Пушкин вспомнил этот пейзаж в последней главе «Евгения Онегина»:
Подруживший с владелицей Тригорского еще в свои первые посещения родного сельца, Пушкин и теперь охотно бывает у нее. Это была умная, образованная, начитанная женщина.
Но в доме ее далеко не все дышало идиллией. Властная, энергичная, даже суровая и резкая, она не сумела внушить своим детям любви и привязанности. Нелегко жилось и ее дворовым. Крепостнические нравы Тригорского ничем не могли порадовать творца «Деревни».
К тому же после южных увлечений поэта обитательницы Тригорского показались ему на первый взгляд провинциальными и немного смешными. Но понемногу он научился ценить тригорских девушек, как и картины псковской природы, и стал относиться и к тем и к другим не без некоторой нежности.
На первых порах его привлекал в Тригорское гораздо сильнее женского общества молодой Алексей Вульф. Это был студент Дерптского университета, представлявшего в то время крупный научный центр. От Вульфа Пушкин узнал о своеобразном и колоритном быте веселых буршей, которых в 1827 году он так пластически изобразил в своем «Послании Дельвигу» («Короткий плащ, картуз, рапира», витая трубка, пиво, Лотхен…). Алексей Вульф унаследовал фамильные интересы к литературе, много читал и несколько позже обнаружил несомненное дарование в литературном жанре дневника, сохранившего для нас ряд ценных свидетельств и о его собеседнике-поэте.

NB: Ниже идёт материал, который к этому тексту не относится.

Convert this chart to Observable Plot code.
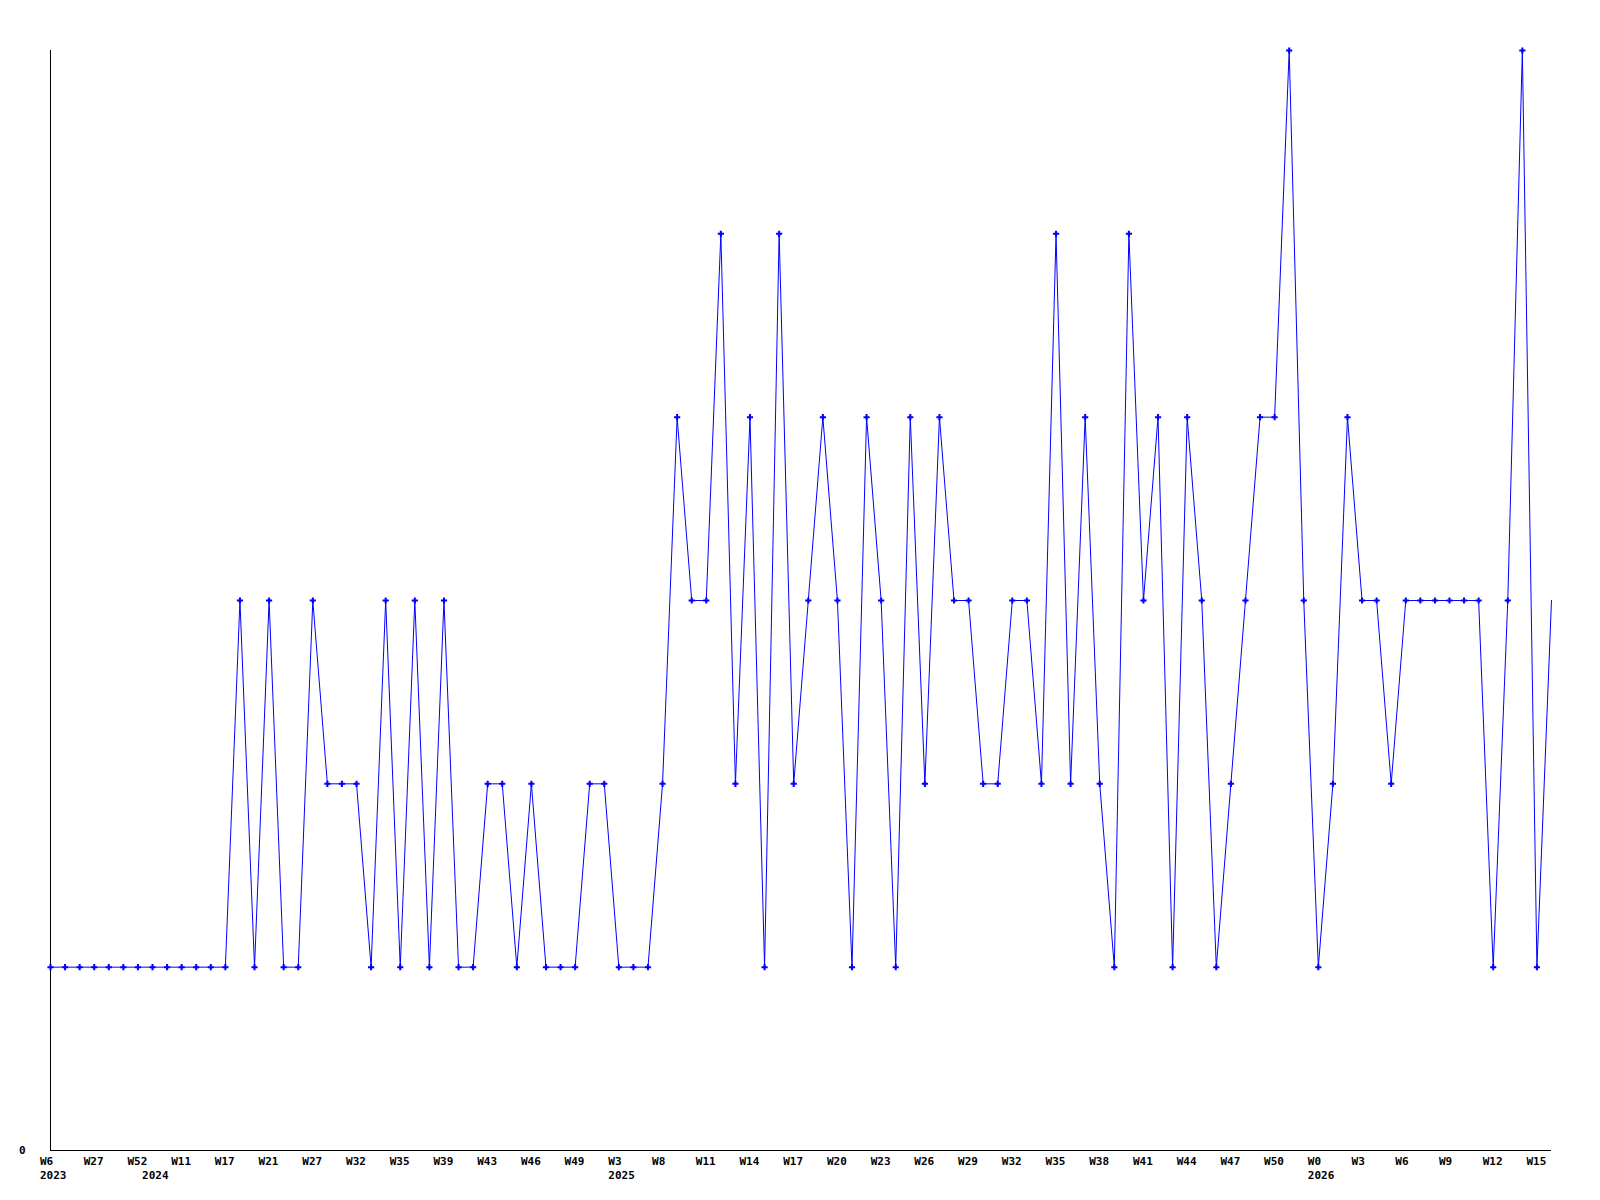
<!DOCTYPE html>
<html>
<head>
<meta charset="utf-8">
<script src="https://cdn.jsdelivr.net/npm/d3@7"></script>
<script src="https://cdn.jsdelivr.net/npm/@observablehq/plot@0.6"></script>
<style>
  html, body { margin: 0; padding: 0; background: #ffffff; }
  #chart svg { display: block; }
</style>
</head>
<body>
<div id="chart"></div>
<script>
// Weekly values, one per week shown (in order)
const values = [
  1,1,1,1,1,1,1,1,1,1,1,1,1,
  3,1,3,1,1,3,2,2,2,1,3,1,3,1,3,1,1,2,2,1,2,1,1,1,2,2,1,1,1,2,
  4,3,3,5,2,4,1,5,2,3,4,3,1,4,3,1,4,2,4,3,3,2,2,3,3,2,5,2,4,2,1,
  5,3,4,1,4,3,1,2,3,4,4,6,3,1,2,4,3,3,2,3,3,3,3,3,3,1,3,6,1,3
];

// Week tick labels (every third week point)
const tickIndex = [0,3,6,9,12,15,18,21,24,27,30,33,36,39,42,45,48,51,54,57,60,63,66,69,72,75,78,81,84,87,90,93,96,99,102];
const tickLabels = ["W6","W27","W52","W11","W17","W21","W27","W32","W35","W39","W43","W46","W49",
  "W3","W8","W11","W14","W17","W20","W23","W26","W29","W32","W35","W38","W41","W44","W47","W50",
  "W0","W3","W6","W9","W12","W15"];

// Year labels
const yearIndex = [0, 7, 39, 87];
const yearLabels = ["2023", "2024", "2025", "2026"];

const data = values.map((v, i) => ({i, v}));
const tickMap = new Map(tickIndex.map((t, k) => [t, tickLabels[k]]));
const yearMap = new Map(yearIndex.map((t, k) => [t, yearLabels[k]]));

const font = "'DejaVu Sans Mono', monospace";

const chart = Plot.plot({
  width: 1600,
  height: 1200,
  marginLeft: 50,
  marginRight: 49,
  marginTop: 50,
  marginBottom: 50,
  style: {background: "#ffffff", fontFamily: font, fontSize: "11px", fontWeight: "bold", color: "#000"},
  x: {type: "linear", domain: [0, values.length - 1], axis: null},
  y: {domain: [0, 6], axis: null},
  marks: [
    Plot.axisX(tickIndex, {
      label: null, tickSize: 0, tickPadding: 7, textAnchor: "start", dx: -10.5,
      tickFormat: d => tickMap.get(d), fill: "#000", fontWeight: "bold"
    }),
    Plot.axisX(yearIndex, {
      label: null, tickSize: 0, tickPadding: 21, textAnchor: "start", dx: -10.5,
      tickFormat: d => yearMap.get(d), fill: "#000", fontWeight: "bold"
    }),
    Plot.axisY([0], {
      label: null, tickSize: 0, tickPadding: 25, textAnchor: "end",
      tickFormat: d => String(d), fill: "#000", fontWeight: "bold"
    }),
    Plot.ruleY([0], {stroke: "#000", strokeWidth: 1}),
    Plot.ruleX([0], {stroke: "#000", strokeWidth: 1}),
    Plot.line(data, {x: "i", y: "v", stroke: "#0000ff", strokeWidth: 1}),
    Plot.dot(data.filter(d => d.i < values.length - 1), {x: "i", y: "v", symbol: "cross", r: 2.6, fill: "#0000ff", stroke: "none"})
  ]
});

document.getElementById("chart").appendChild(chart);
</script>
</body>
</html>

Таков был очаг культуры среди лесов и древностей Опочецкого уезда. Пушкина здесь вскоре потянуло к творческому труду. Он развертывает одесскую тетрадь и в начале октября заканчивает третью глазу «Онегина» и поэму «Цыганы». Размышления о труде и заработке литератора, столь отчетливо прозвучавшие в одесских письмах к Казначееву в мае 1824 года, отстаиваются теперь в «Разговоре книгопродавца с поэтом», где с поразительной силой развернуты размышления словесного труженика на тему о вдохновении и плате. В обществе вельмож, бюрократов и душевладельцев Пушкин заявляет о своем праве строить жизнь на творческом труде.